Requirement =>
Copy out the listing in full, exactly as written, but not its pictures.
# # # #
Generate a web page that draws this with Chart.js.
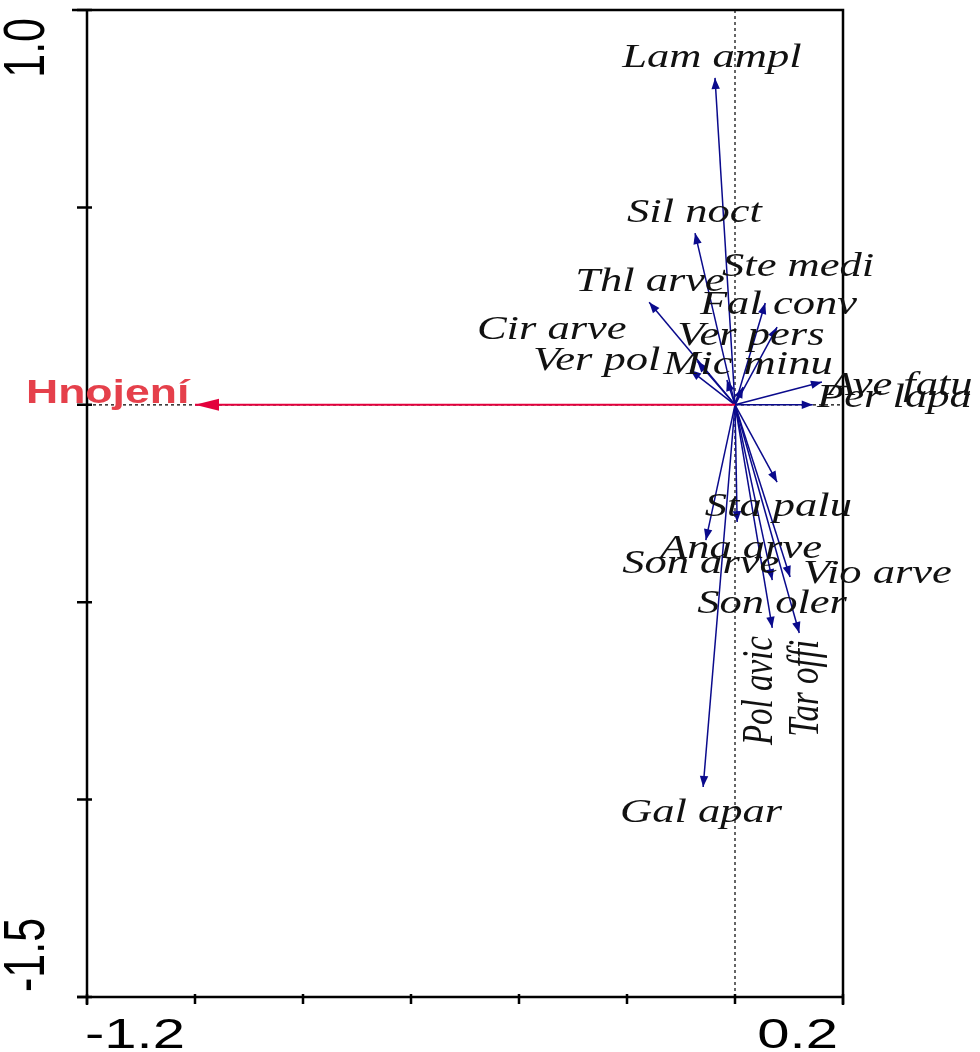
<!DOCTYPE html>
<html><head><meta charset="utf-8">
<script src="https://cdn.jsdelivr.net/npm/chart.js@4"></script>
<style>html,body{margin:0;padding:0;background:#fff}#wrap{width:980px;height:1052px;position:relative}</style>
</head><body><div id="wrap"><canvas id="c"></canvas></div>
<script>
// ---- data ----
const species  = ["Lam ampl","Sil noct","Ste medi","Thl arve","Fal conv","Cir arve","Ver pers","Ver pol","Mic minu","Ave fatu","Per lapa","Sta palu","Ana arve","Son arve","Vio arve","Son oler","Pol avic","Tar offi","Gal apar"];
const speciesX = [-0.037,-0.074, 0.056,-0.159, 0.078,-0.083, 0.015,-0.070,-0.015, 0.161, 0.144, 0.078, 0.004,-0.054, 0.102, 0.069, 0.069, 0.119,-0.059];
const speciesY = [ 0.828, 0.435, 0.258, 0.260, 0.197, 0.088, 0.045, 0.110, 0.063, 0.058, 0.000,-0.196,-0.297,-0.343,-0.436,-0.444,-0.565,-0.578,-0.968];
// label anchor (left end of text, baseline) in axis units
const labelX   = [-0.209,-0.200,-0.024,-0.296,-0.065,-0.478,-0.107,-0.374,-0.133, 0.172, 0.152,-0.056,-0.139,-0.209, 0.126,-0.070, 0.069, 0.154,-0.213];
const labelY   = [ 0.856, 0.462, 0.326, 0.288, 0.229, 0.166, 0.152, 0.088, 0.078, 0.025,-0.006,-0.282,-0.388,-0.426,-0.451,-0.527,-0.862,-0.841,-1.057];
const labelVertical = [0,0,0,0,0,0,0,0,0,0,0,0,0,0,0,0,1,1,0];
const envNames = ["Hnojení"];
const envX = [-1.0];
const envY = [0.0];
const envLabelX = [-1.313];
const envLabelY = [0.005];
const xTickValues = [-1.2,-1.0,-0.8,-0.6,-0.4,-0.2,0.0,0.2];
const xTickLabels = ["-1.2","","","","","","","0.2"];
const yTickValues = [1.0,0.5,0.0,-0.5,-1.0,-1.5];
const yTickLabels = ["1.0","","","","","-1.5"];

const BLUE = "#0a0a8c";
const RED = "#e3003c";
const SX = 1.35; // horizontal stretch of text in the reference

const datasets = [];
envNames.forEach((n,i)=>datasets.push({label:n,data:[{x:0,y:0},{x:envX[i],y:envY[i]}],showLine:true,borderColor:RED,borderWidth:2,pointRadius:0,clip:false}));
species.forEach((n,i)=>datasets.push({label:n,data:[{x:0,y:0},{x:speciesX[i],y:speciesY[i]}],showLine:true,borderColor:BLUE,borderWidth:1.5,pointRadius:0,clip:false}));

function txt(ctx,t,px,py,font,color,align,vert){
  ctx.save();ctx.translate(px,py);ctx.scale(SX,1);if(vert)ctx.rotate(-Math.PI/2);
  ctx.font=font;ctx.fillStyle=color;ctx.textAlign=align;ctx.textBaseline="alphabetic";ctx.fillText(t,0,0);ctx.restore();
}
function head(ctx,x0,y0,x1,y1,len,hw,color){
  const a=Math.atan2(y1-y0,x1-x0);
  ctx.save();ctx.fillStyle=color;ctx.beginPath();
  ctx.moveTo(x1,y1);
  ctx.lineTo(x1-len*Math.cos(a)+hw*Math.sin(a),y1-len*Math.sin(a)-hw*Math.cos(a));
  ctx.lineTo(x1-len*Math.cos(a)-hw*Math.sin(a),y1-len*Math.sin(a)+hw*Math.cos(a));
  ctx.closePath();ctx.fill();ctx.restore();
}
const biplot={
  id:"biplot",
  beforeDatasetsDraw(chart){
    const {ctx,chartArea:a,scales:{x,y}}=chart;
    ctx.save();ctx.strokeStyle="#000";ctx.lineWidth=1.2;ctx.setLineDash([3,3]);
    const x0=x.getPixelForValue(0),y0=y.getPixelForValue(0);
    ctx.beginPath();ctx.moveTo(x0,a.top);ctx.lineTo(x0,a.bottom);ctx.moveTo(a.left,y0);ctx.lineTo(a.right,y0);ctx.stroke();
    ctx.restore();
  },
  afterDatasetsDraw(chart){
    const {ctx,chartArea:a,scales:{x,y}}=chart;
    const x0=x.getPixelForValue(0),y0=y.getPixelForValue(0);
    // frame
    ctx.save();ctx.strokeStyle="#000";ctx.lineWidth=2.5;ctx.setLineDash([]);
    ctx.beginPath();
    ctx.moveTo(a.left-15,a.top);ctx.lineTo(a.right,a.top);ctx.lineTo(a.right,a.bottom+8);
    ctx.moveTo(a.left,a.top);ctx.lineTo(a.left,a.bottom+8);
    ctx.moveTo(a.left-10,a.bottom);ctx.lineTo(a.right,a.bottom);
    ctx.stroke();
    ctx.lineWidth=2.5;ctx.beginPath();
    xTickValues.forEach(v=>{const px=x.getPixelForValue(v);ctx.moveTo(px,a.bottom-3);ctx.lineTo(px,a.bottom+7);});
    yTickValues.forEach(v=>{const py=y.getPixelForValue(v);ctx.moveTo(a.left-10,py);ctx.lineTo(a.left+5,py);});
    ctx.stroke();ctx.restore();
    // tick labels
    const nf='43px "Liberation Sans", Arial, sans-serif';
    xTickValues.forEach((v,i)=>{const t=xTickLabels[i];if(!t)return;const px=x.getPixelForValue(v);
      txt(ctx,t,i===0?px-2:px-5,1048,nf,"#000",i===0?"left":"right",false);});
    yTickValues.forEach((v,i)=>{const t=yTickLabels[i];if(!t)return;const py=y.getPixelForValue(v);
      txt(ctx,t,44,i===0?py+8:py-5,nf,"#000",i===0?"right":"left",true);});
    // arrowheads
    species.forEach((n,i)=>head(ctx,x0,y0,x.getPixelForValue(speciesX[i]),y.getPixelForValue(speciesY[i]),11,4.2,BLUE));
    envNames.forEach((n,i)=>head(ctx,x0,y0,x.getPixelForValue(envX[i]),y.getPixelForValue(envY[i]),24,6,RED));
    // labels
    const sf='italic 33px "Liberation Serif", "Times New Roman", serif';
    species.forEach((n,i)=>txt(ctx,n,x.getPixelForValue(labelX[i]),y.getPixelForValue(labelY[i]),sf,"#111","left",labelVertical[i]));
    envNames.forEach((n,i)=>txt(ctx,n,x.getPixelForValue(envLabelX[i]),y.getPixelForValue(envLabelY[i]),'bold 33px "Liberation Sans", Arial, sans-serif',"#e5404b","left",false));
  }
};
new Chart(document.getElementById("c"),{
  type:"scatter",
  data:{datasets},
  options:{
    responsive:true,maintainAspectRatio:false,animation:false,
    layout:{padding:{left:87,right:137,top:10,bottom:55}},
    plugins:{legend:{display:false},tooltip:{enabled:false}},
    scales:{
      x:{type:"linear",min:-1.2,max:0.2,display:false},
      y:{type:"linear",min:-1.5,max:1.0,display:false}
    }
  },
  plugins:[biplot]
});
</script></body></html>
# # # #
Output =>
Generate a web page that draws this with Chart.js.
<!DOCTYPE html>
<html><head><meta charset="utf-8">
<script src="https://cdn.jsdelivr.net/npm/chart.js@4"></script>
<style>html,body{margin:0;padding:0;background:#fff}#wrap{width:980px;height:1052px;position:relative}</style>
</head><body><div id="wrap"><canvas id="c"></canvas></div>
<script>
// ---- data ----
const species  = ["Lam ampl","Sil noct","Ste medi","Thl arve","Fal conv","Cir arve","Ver pers","Ver pol","Mic minu","Ave fatu","Per lapa","Sta palu","Ana arve","Son arve","Vio arve","Son oler","Pol avic","Tar offi","Gal apar"];
const speciesX = [-0.037,-0.074, 0.056,-0.159, 0.078,-0.083, 0.015,-0.070,-0.015, 0.161, 0.144, 0.078, 0.004,-0.054, 0.102, 0.069, 0.069, 0.119,-0.059];
const speciesY = [ 0.828, 0.435, 0.258, 0.260, 0.197, 0.088, 0.045, 0.110, 0.063, 0.058, 0.000,-0.196,-0.297,-0.343,-0.436,-0.444,-0.565,-0.578,-0.968];
// label anchor (left end of text, baseline) in axis units
const labelX   = [-0.209,-0.200,-0.024,-0.296,-0.065,-0.478,-0.107,-0.374,-0.133, 0.172, 0.152,-0.056,-0.139,-0.209, 0.126,-0.070, 0.069, 0.154,-0.213];
const labelY   = [ 0.856, 0.462, 0.326, 0.288, 0.229, 0.166, 0.152, 0.088, 0.078, 0.025,-0.006,-0.282,-0.388,-0.426,-0.451,-0.527,-0.862,-0.841,-1.057];
const labelVertical = [0,0,0,0,0,0,0,0,0,0,0,0,0,0,0,0,1,1,0];
const envNames = ["Hnojení"];
const envX = [-1.0];
const envY = [0.0];
const envLabelX = [-1.313];
const envLabelY = [0.005];
const xTickValues = [-1.2,-1.0,-0.8,-0.6,-0.4,-0.2,0.0,0.2];
const xTickLabels = ["-1.2","","","","","","","0.2"];
const yTickValues = [1.0,0.5,0.0,-0.5,-1.0,-1.5];
const yTickLabels = ["1.0","","","","","-1.5"];

const BLUE = "#0a0a8c";
const RED = "#e3003c";
const SX = 1.35; // horizontal stretch of text in the reference

const datasets = [];
envNames.forEach((n,i)=>datasets.push({label:n,data:[{x:0,y:0},{x:envX[i],y:envY[i]}],showLine:true,borderColor:RED,borderWidth:2,pointRadius:0,clip:false}));
species.forEach((n,i)=>datasets.push({label:n,data:[{x:0,y:0},{x:speciesX[i],y:speciesY[i]}],showLine:true,borderColor:BLUE,borderWidth:1.5,pointRadius:0,clip:false}));

function txt(ctx,t,px,py,font,color,align,vert){
  ctx.save();ctx.translate(px,py);ctx.scale(SX,1);if(vert)ctx.rotate(-Math.PI/2);
  ctx.font=font;ctx.fillStyle=color;ctx.textAlign=align;ctx.textBaseline="alphabetic";ctx.fillText(t,0,0);ctx.restore();
}
function head(ctx,x0,y0,x1,y1,len,hw,color){
  const a=Math.atan2(y1-y0,x1-x0);
  ctx.save();ctx.fillStyle=color;ctx.beginPath();
  ctx.moveTo(x1,y1);
  ctx.lineTo(x1-len*Math.cos(a)+hw*Math.sin(a),y1-len*Math.sin(a)-hw*Math.cos(a));
  ctx.lineTo(x1-len*Math.cos(a)-hw*Math.sin(a),y1-len*Math.sin(a)+hw*Math.cos(a));
  ctx.closePath();ctx.fill();ctx.restore();
}
const biplot={
  id:"biplot",
  beforeDatasetsDraw(chart){
    const {ctx,chartArea:a,scales:{x,y}}=chart;
    ctx.save();ctx.strokeStyle="#000";ctx.lineWidth=1.2;ctx.setLineDash([3,3]);
    const x0=x.getPixelForValue(0),y0=y.getPixelForValue(0);
    ctx.beginPath();ctx.moveTo(x0,a.top);ctx.lineTo(x0,a.bottom);ctx.moveTo(a.left,y0);ctx.lineTo(a.right,y0);ctx.stroke();
    ctx.restore();
  },
  afterDatasetsDraw(chart){
    const {ctx,chartArea:a,scales:{x,y}}=chart;
    const x0=x.getPixelForValue(0),y0=y.getPixelForValue(0);
    // frame
    ctx.save();ctx.strokeStyle="#000";ctx.lineWidth=2.5;ctx.setLineDash([]);
    ctx.beginPath();
    ctx.moveTo(a.left-15,a.top);ctx.lineTo(a.right,a.top);ctx.lineTo(a.right,a.bottom+8);
    ctx.moveTo(a.left,a.top);ctx.lineTo(a.left,a.bottom+8);
    ctx.moveTo(a.left-10,a.bottom);ctx.lineTo(a.right,a.bottom);
    ctx.stroke();
    ctx.lineWidth=2.5;ctx.beginPath();
    xTickValues.forEach(v=>{const px=x.getPixelForValue(v);ctx.moveTo(px,a.bottom-3);ctx.lineTo(px,a.bottom+7);});
    yTickValues.forEach(v=>{const py=y.getPixelForValue(v);ctx.moveTo(a.left-10,py);ctx.lineTo(a.left+5,py);});
    ctx.stroke();ctx.restore();
    // tick labels
    const nf='43px "Liberation Sans", Arial, sans-serif';
    xTickValues.forEach((v,i)=>{const t=xTickLabels[i];if(!t)return;const px=x.getPixelForValue(v);
      txt(ctx,t,i===0?px-2:px-5,1048,nf,"#000",i===0?"left":"right",false);});
    yTickValues.forEach((v,i)=>{const t=yTickLabels[i];if(!t)return;const py=y.getPixelForValue(v);
      txt(ctx,t,44,i===0?py+8:py-5,nf,"#000",i===0?"right":"left",true);});
    // arrowheads
    species.forEach((n,i)=>head(ctx,x0,y0,x.getPixelForValue(speciesX[i]),y.getPixelForValue(speciesY[i]),11,4.2,BLUE));
    envNames.forEach((n,i)=>head(ctx,x0,y0,x.getPixelForValue(envX[i]),y.getPixelForValue(envY[i]),24,6,RED));
    // labels
    const sf='italic 33px "Liberation Serif", "Times New Roman", serif';
    species.forEach((n,i)=>txt(ctx,n,x.getPixelForValue(labelX[i]),y.getPixelForValue(labelY[i]),sf,"#111","left",labelVertical[i]));
    envNames.forEach((n,i)=>txt(ctx,n,x.getPixelForValue(envLabelX[i]),y.getPixelForValue(envLabelY[i]),'bold 33px "Liberation Sans", Arial, sans-serif',"#e5404b","left",false));
  }
};
new Chart(document.getElementById("c"),{
  type:"scatter",
  data:{datasets},
  options:{
    responsive:true,maintainAspectRatio:false,animation:false,
    layout:{padding:{left:87,right:137,top:10,bottom:55}},
    plugins:{legend:{display:false},tooltip:{enabled:false}},
    scales:{
      x:{type:"linear",min:-1.2,max:0.2,display:false},
      y:{type:"linear",min:-1.5,max:1.0,display:false}
    }
  },
  plugins:[biplot]
});
</script></body></html>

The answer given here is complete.